In April 2007, the Italian newspaper Gazzetta dello Sport reported that a court in Bologna had concluded that a technical failure was responsible for Ayrton Senna's fatal accident at the San Marino Grand Prix in 1994. Under Italian law, the responsibility for such an accident has to be proved but no action was taken against Head or Williams' Chief Designer Adrian Newey, neither of whom attended the court hearing. The court's findings were made public 13 years after the accident and the case was closed.

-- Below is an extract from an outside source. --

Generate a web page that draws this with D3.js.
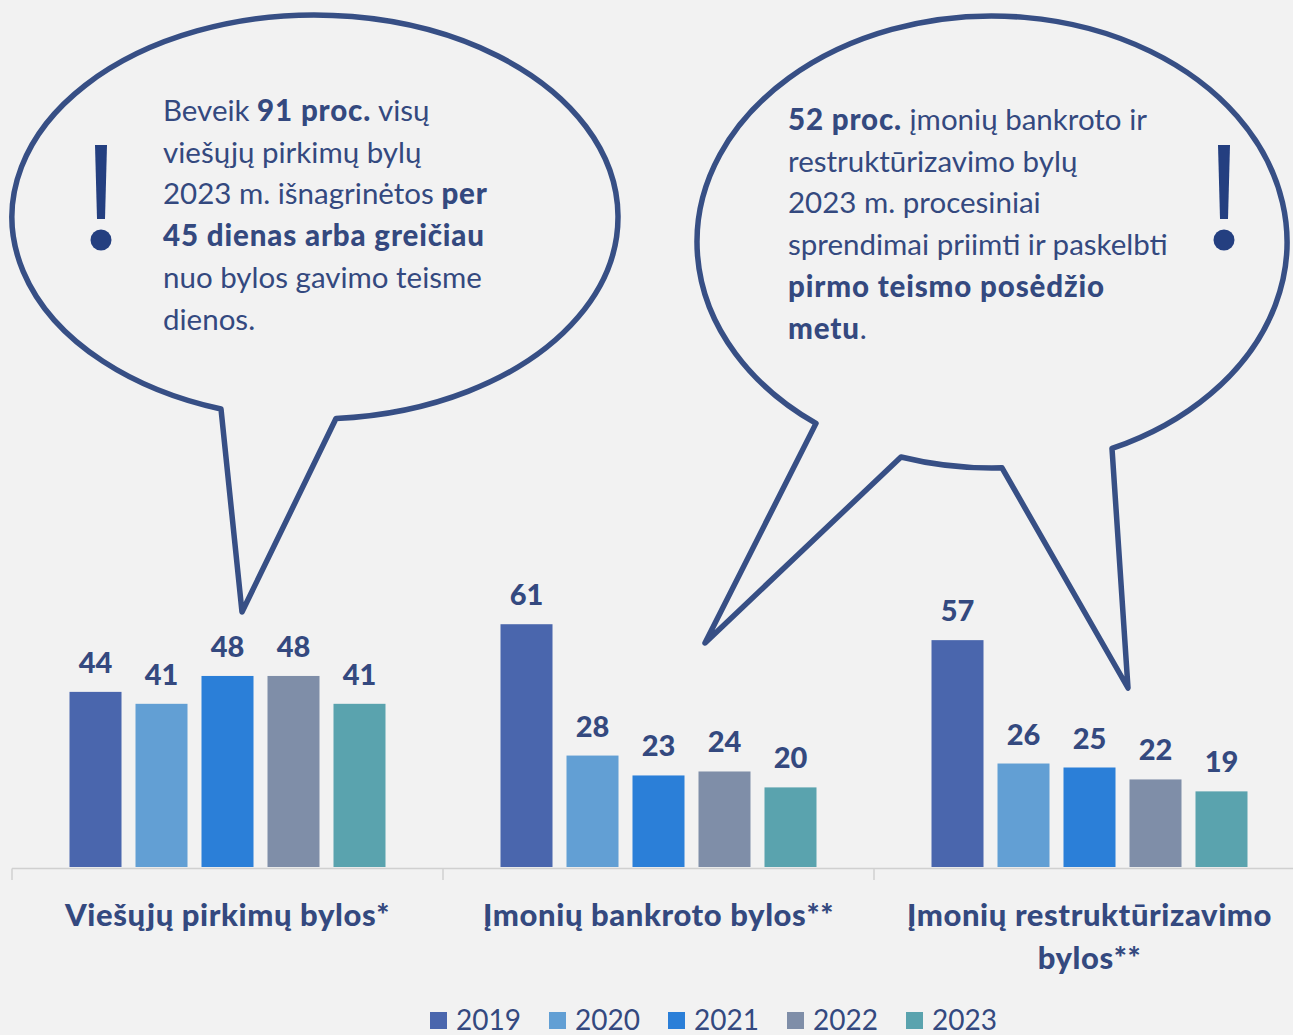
<!DOCTYPE html>
<html>
<head>
<meta charset="utf-8">
<script src="https://cdn.jsdelivr.net/npm/d3@7"></script>
<style>
  body { margin: 0; background: #f2f2f2; }
  svg { display: block; font-family: Lato, "Open Sans", sans-serif; }
</style>
</head>
<body>
<div id="chart"></div>
<script>
var svgWidth = 1293;
var svgHeight = 1035;

// data
var categories = ["Viešųjų pirkimų bylos*", "Įmonių bankroto bylos**", "Įmonių restruktūrizavimo bylos**"];
var categoryLines = [["Viešųjų pirkimų bylos*"], ["Įmonių bankroto bylos**"], ["Įmonių restruktūrizavimo", "bylos**"]];
var years = ["2019", "2020", "2021", "2022", "2023"];
var values2019 = [44, 61, 57];
var values2020 = [41, 28, 26];
var values2021 = [48, 23, 25];
var values2022 = [48, 24, 22];
var values2023 = [41, 20, 19];
var seriesValues = [values2019, values2020, values2021, values2022, values2023];
var colors = ["#4a66ad", "#629fd4", "#2b7fd8", "#7f8ea8", "#5aa3ae"];

// callout texts: [text, bold]
var note1 = [
  [["Beveik ", false], ["91 proc.", true], [" visų", false]],
  [["viešųjų pirkimų bylų", false]],
  [["2023 m. išnagrinėtos ", false], ["per", true]],
  [["45 dienas arba greičiau", true]],
  [["nuo bylos gavimo teisme", false]],
  [["dienos.", false]]
];
var note2 = [
  [["52 proc.", true], [" įmonių bankroto ir", false]],
  [["restruktūrizavimo bylų", false]],
  [["2023 m. procesiniai", false]],
  [["sprendimai priimti ir paskelbti", false]],
  [["pirmo teismo posėdžio", true]],
  [["metu", true], [".", false]]
];

var textColor = "#34497f";
var bubbleColor = "#374f85";

var svg = d3.select("#chart")
  .append("svg")
  .attr("width", svgWidth)
  .attr("height", svgHeight);

svg.append("rect")
  .attr("width", svgWidth)
  .attr("height", svgHeight)
  .attr("fill", "#f2f2f2");

// scales
var baseline = 867;
var x0 = d3.scaleBand()
  .domain(categories)
  .range([12, 12 + 3 * 431]);

var x1 = d3.scaleBand()
  .domain(years)
  .range([0, 316])
  .paddingInner(0.212);

var y = d3.scaleLinear()
  .domain([0, 70])
  .range([baseline, baseline - 70 * 3.98]);

// speech bubbles (drawn first, bars sit on top)
function ellY(e, x) {
  var dx = (x - e.cx) / e.rx;
  return e.cy + e.ry * Math.sqrt(1 - dx * dx);
}

function bubblePath(e, tails) {
  // tails ordered left to right along the bottom of the ellipse
  var first = tails[0];
  var s = "M" + first.x1 + "," + ellY(e, first.x1);
  tails.forEach(function(t, i) {
    s += "L" + t.tip[0] + "," + t.tip[1];
    s += "L" + t.x2 + "," + ellY(e, t.x2);
    if (i < tails.length - 1) {
      var nx = tails[i + 1].x1;
      s += "A" + e.rx + "," + e.ry + " 0 0 0 " + nx + "," + ellY(e, nx);
    }
  });
  s += "A" + e.rx + "," + e.ry + " 0 1 0 " + first.x1 + "," + ellY(e, first.x1) + "Z";
  return s;
}

var ell1 = {cx: 315, cy: 217, rx: 303, ry: 202};
var ell2 = {cx: 992, cy: 242, rx: 295, ry: 226};

var bubbles = svg.append("g").attr("class", "bubbles");

bubbles.append("path")
  .attr("d", bubblePath(ell1, [{x1: 221, tip: [242, 612], x2: 336}]))
  .attr("fill", "#f2f2f2")
  .attr("stroke", bubbleColor)
  .attr("stroke-width", 5.5)
  .attr("stroke-linejoin", "round");

bubbles.append("path")
  .attr("d", bubblePath(ell2, [
    {x1: 816, tip: [705, 643], x2: 901},
    {x1: 1002, tip: [1128, 688], x2: 1112}
  ]))
  .attr("fill", "#f2f2f2")
  .attr("stroke", bubbleColor)
  .attr("stroke-width", 5.5)
  .attr("stroke-linejoin", "round");

// exclamation marks
function exclamation(cx) {
  var g = bubbles.append("g");
  g.append("path")
    .attr("d", "M" + (cx - 6) + ",145L" + (cx + 6) + ",145L" + (cx + 4) + ",219L" + (cx - 4) + ",219Z")
    .attr("fill", "#243f80");
  g.append("circle")
    .attr("cx", cx)
    .attr("cy", 240)
    .attr("r", 10.5)
    .attr("fill", "#243f80");
}
exclamation(101);
exclamation(1224);

function noteText(lines, x, y0) {
  var t = bubbles.append("text")
    .attr("fill", textColor)
    .attr("font-size", 29.5);
  lines.forEach(function(line, i) {
    var first = true;
    line.forEach(function(seg) {
      var ts = t.append("tspan")
        .attr("font-weight", seg[1] ? 900 : 400)
        .attr("letter-spacing", seg[1] ? 0.85 : 0)
        .style("white-space", "pre")
        .text(seg[0]);
      if (first) {
        ts.attr("x", x).attr("y", y0 + i * 41.7);
        first = false;
      }
    });
  });
}
noteText(note1, 163, 121);
noteText(note2, 788, 130);

// axis line
svg.append("line")
  .attr("x1", 12).attr("x2", svgWidth)
  .attr("y1", baseline + 1.5).attr("y2", baseline + 1.5)
  .attr("stroke", "#d0d0d0")
  .attr("stroke-width", 1.5);

var tickXs = [x0(categories[0]), x0(categories[1]), x0(categories[2])];
svg.selectAll(".tick")
  .data(tickXs)
  .enter()
  .append("line")
  .attr("x1", d => d).attr("x2", d => d)
  .attr("y1", baseline + 1.5).attr("y2", baseline + 13)
  .attr("stroke", "#d0d0d0")
  .attr("stroke-width", 1.5);

// bars
var groups = svg.selectAll(".group")
  .data(categories)
  .enter()
  .append("g")
  .attr("transform", d => `translate(${x0(d) + x0.bandwidth() / 2 - 158},0)`);

groups.each(function(cat, ci) {
  var g = d3.select(this);
  var rows = years.map((yr, si) => ({year: yr, value: seriesValues[si][ci], color: colors[si]}));

  g.selectAll("rect")
    .data(rows)
    .enter()
    .append("rect")
    .attr("x", d => x1(d.year))
    .attr("y", d => y(d.value))
    .attr("width", x1.bandwidth())
    .attr("height", d => baseline - y(d.value))
    .attr("fill", d => d.color);

  g.selectAll("text")
    .data(rows)
    .enter()
    .append("text")
    .attr("x", d => x1(d.year) + x1.bandwidth() / 2)
    .attr("y", d => y(d.value) - 19)
    .attr("text-anchor", "middle")
    .attr("font-size", 29)
    .attr("font-weight", 900)
    .attr("fill", textColor)
    .text(d => d.value);
});

// category labels
categories.forEach(function(cat, ci) {
  var t = svg.append("text")
    .attr("text-anchor", "middle")
    .attr("font-size", 31)
    .attr("font-weight", 900)
    .attr("letter-spacing", 0.6)
    .attr("fill", textColor);
  categoryLines[ci].forEach(function(line, li) {
    t.append("tspan")
      .attr("x", x0(cat) + x0.bandwidth() / 2)
      .attr("y", 926 + li * 43)
      .text(line);
  });
});

// legend
var legend = svg.selectAll(".legend")
  .data(years)
  .enter()
  .append("g")
  .attr("transform", (d, i) => `translate(${430 + i * 119},0)`);

legend.append("rect")
  .attr("x", 0).attr("y", 1012)
  .attr("width", 17).attr("height", 17)
  .attr("fill", (d, i) => colors[i]);

legend.append("text")
  .attr("x", 26).attr("y", 1030)
  .attr("font-size", 28)
  .attr("fill", textColor)
  .text(d => d);
</script>
</body>
</html>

On 13 April 2007, the Italian Court of Appeal stated the following in the verdict numbered 15050: "It has been determined that the accident was caused by a steering column failure. This failure was caused by badly designed and badly executed modifications. The responsibility of this falls on Patrick Head, culpable of omitted control." Even being found responsible for Senna's accident, Head was not arrested because in Italy the statute of limitation for manslaughter is 7 years and 6 months, and the final verdict was pronounced 13 years after the accident.

==Honours==
In 2002, Head was elected as a Fellow of the Royal Academy of Engineering (FREng). In the 2015 Queen's Birthday Honours, Head was appointed a Knight Bachelor "for services to Motorsport".